**Prompt**
Your output must be the lines below from the line containing "Write a web" to the line containing "const data = categories.map((c, i)", both lines included, reproduced exactly and without pictures.

-------- Dataset rows

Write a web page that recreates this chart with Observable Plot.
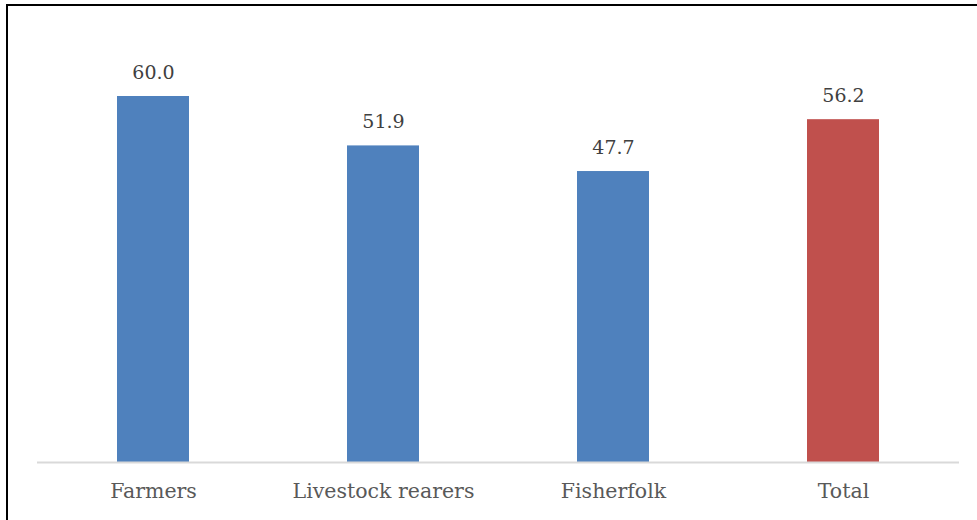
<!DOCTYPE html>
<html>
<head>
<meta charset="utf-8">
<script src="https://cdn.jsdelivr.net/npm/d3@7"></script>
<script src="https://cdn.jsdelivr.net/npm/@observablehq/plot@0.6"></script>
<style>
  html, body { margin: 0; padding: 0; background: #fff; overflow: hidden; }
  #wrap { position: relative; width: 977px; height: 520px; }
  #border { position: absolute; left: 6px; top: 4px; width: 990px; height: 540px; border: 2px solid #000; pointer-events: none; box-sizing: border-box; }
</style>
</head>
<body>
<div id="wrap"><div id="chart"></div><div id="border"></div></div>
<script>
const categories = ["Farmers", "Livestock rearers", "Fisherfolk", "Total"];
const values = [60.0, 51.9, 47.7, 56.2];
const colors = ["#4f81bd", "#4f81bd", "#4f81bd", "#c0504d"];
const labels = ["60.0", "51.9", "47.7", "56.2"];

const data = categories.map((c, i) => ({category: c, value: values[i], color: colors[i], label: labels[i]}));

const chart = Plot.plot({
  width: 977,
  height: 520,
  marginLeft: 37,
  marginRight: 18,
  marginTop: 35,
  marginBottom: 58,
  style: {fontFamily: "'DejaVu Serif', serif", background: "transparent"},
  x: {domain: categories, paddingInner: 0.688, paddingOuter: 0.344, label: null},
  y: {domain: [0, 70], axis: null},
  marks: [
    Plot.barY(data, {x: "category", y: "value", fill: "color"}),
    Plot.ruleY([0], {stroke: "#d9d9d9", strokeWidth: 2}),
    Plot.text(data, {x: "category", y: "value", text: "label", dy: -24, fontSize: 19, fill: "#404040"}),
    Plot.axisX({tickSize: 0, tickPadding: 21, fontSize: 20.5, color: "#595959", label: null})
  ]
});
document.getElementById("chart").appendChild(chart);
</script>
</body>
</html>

----------------
-------- Dataset rows

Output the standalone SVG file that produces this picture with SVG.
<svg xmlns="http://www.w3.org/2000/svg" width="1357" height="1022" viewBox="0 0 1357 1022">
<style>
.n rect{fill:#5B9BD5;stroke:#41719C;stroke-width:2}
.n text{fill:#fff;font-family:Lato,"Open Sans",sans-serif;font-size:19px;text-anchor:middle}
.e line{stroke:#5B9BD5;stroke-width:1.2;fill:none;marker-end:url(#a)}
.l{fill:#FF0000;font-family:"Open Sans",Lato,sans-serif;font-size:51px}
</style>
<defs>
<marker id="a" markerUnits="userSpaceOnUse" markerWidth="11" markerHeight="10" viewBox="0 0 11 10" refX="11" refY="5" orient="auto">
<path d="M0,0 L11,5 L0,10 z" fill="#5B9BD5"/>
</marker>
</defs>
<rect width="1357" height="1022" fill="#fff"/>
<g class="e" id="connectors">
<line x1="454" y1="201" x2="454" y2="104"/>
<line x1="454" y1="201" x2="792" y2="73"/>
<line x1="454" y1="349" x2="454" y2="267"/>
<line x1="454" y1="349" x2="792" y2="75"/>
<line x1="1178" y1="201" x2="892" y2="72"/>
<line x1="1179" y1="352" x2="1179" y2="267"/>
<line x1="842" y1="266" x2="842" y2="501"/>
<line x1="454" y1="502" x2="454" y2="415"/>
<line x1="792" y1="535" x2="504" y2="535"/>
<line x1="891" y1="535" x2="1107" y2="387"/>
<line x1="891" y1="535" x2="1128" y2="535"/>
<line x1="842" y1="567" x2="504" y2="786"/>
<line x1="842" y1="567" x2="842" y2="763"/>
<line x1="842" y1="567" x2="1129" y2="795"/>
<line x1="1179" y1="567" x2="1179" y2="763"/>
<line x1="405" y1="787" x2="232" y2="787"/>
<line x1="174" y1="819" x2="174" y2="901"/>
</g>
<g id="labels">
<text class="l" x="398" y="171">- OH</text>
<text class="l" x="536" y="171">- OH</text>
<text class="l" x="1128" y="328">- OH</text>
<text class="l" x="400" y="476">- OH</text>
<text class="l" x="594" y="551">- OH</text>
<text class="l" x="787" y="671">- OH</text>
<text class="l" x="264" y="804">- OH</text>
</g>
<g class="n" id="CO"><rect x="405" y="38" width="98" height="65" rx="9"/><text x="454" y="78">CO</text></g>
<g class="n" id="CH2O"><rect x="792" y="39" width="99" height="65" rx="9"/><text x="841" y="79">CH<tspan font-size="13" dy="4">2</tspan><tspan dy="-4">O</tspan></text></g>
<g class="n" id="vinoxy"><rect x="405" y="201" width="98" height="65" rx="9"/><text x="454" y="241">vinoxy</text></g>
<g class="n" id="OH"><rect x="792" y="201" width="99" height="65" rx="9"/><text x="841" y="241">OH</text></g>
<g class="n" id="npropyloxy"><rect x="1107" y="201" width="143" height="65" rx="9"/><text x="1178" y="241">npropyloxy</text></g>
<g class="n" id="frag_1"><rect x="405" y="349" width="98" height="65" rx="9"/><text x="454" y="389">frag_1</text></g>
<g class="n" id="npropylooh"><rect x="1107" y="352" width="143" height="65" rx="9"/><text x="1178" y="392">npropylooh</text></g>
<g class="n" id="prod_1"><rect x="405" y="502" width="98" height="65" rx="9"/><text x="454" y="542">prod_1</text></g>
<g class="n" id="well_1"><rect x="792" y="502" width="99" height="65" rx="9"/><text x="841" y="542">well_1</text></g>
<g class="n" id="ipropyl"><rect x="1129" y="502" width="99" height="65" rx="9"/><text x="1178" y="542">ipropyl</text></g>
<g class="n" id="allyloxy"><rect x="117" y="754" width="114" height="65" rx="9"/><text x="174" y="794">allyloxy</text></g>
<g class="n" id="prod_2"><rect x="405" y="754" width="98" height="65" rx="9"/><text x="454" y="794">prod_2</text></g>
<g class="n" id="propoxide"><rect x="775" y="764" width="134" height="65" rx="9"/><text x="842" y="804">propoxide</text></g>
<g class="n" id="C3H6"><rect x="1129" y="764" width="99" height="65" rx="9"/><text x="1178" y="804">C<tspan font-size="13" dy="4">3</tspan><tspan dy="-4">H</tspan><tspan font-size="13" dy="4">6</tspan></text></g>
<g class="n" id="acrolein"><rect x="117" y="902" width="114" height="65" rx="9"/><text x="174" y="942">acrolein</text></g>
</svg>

----------------

**Solved problem**
Write a web page that recreates this chart with Observable Plot.
<!DOCTYPE html>
<html>
<head>
<meta charset="utf-8">
<script src="https://cdn.jsdelivr.net/npm/d3@7"></script>
<script src="https://cdn.jsdelivr.net/npm/@observablehq/plot@0.6"></script>
<style>
  html, body { margin: 0; padding: 0; background: #fff; overflow: hidden; }
  #wrap { position: relative; width: 977px; height: 520px; }
  #border { position: absolute; left: 6px; top: 4px; width: 990px; height: 540px; border: 2px solid #000; pointer-events: none; box-sizing: border-box; }
</style>
</head>
<body>
<div id="wrap"><div id="chart"></div><div id="border"></div></div>
<script>
const categories = ["Farmers", "Livestock rearers", "Fisherfolk", "Total"];
const values = [60.0, 51.9, 47.7, 56.2];
const colors = ["#4f81bd", "#4f81bd", "#4f81bd", "#c0504d"];
const labels = ["60.0", "51.9", "47.7", "56.2"];

const data = categories.map((c, i) => ({category: c, value: values[i], color: colors[i], label: labels[i]}));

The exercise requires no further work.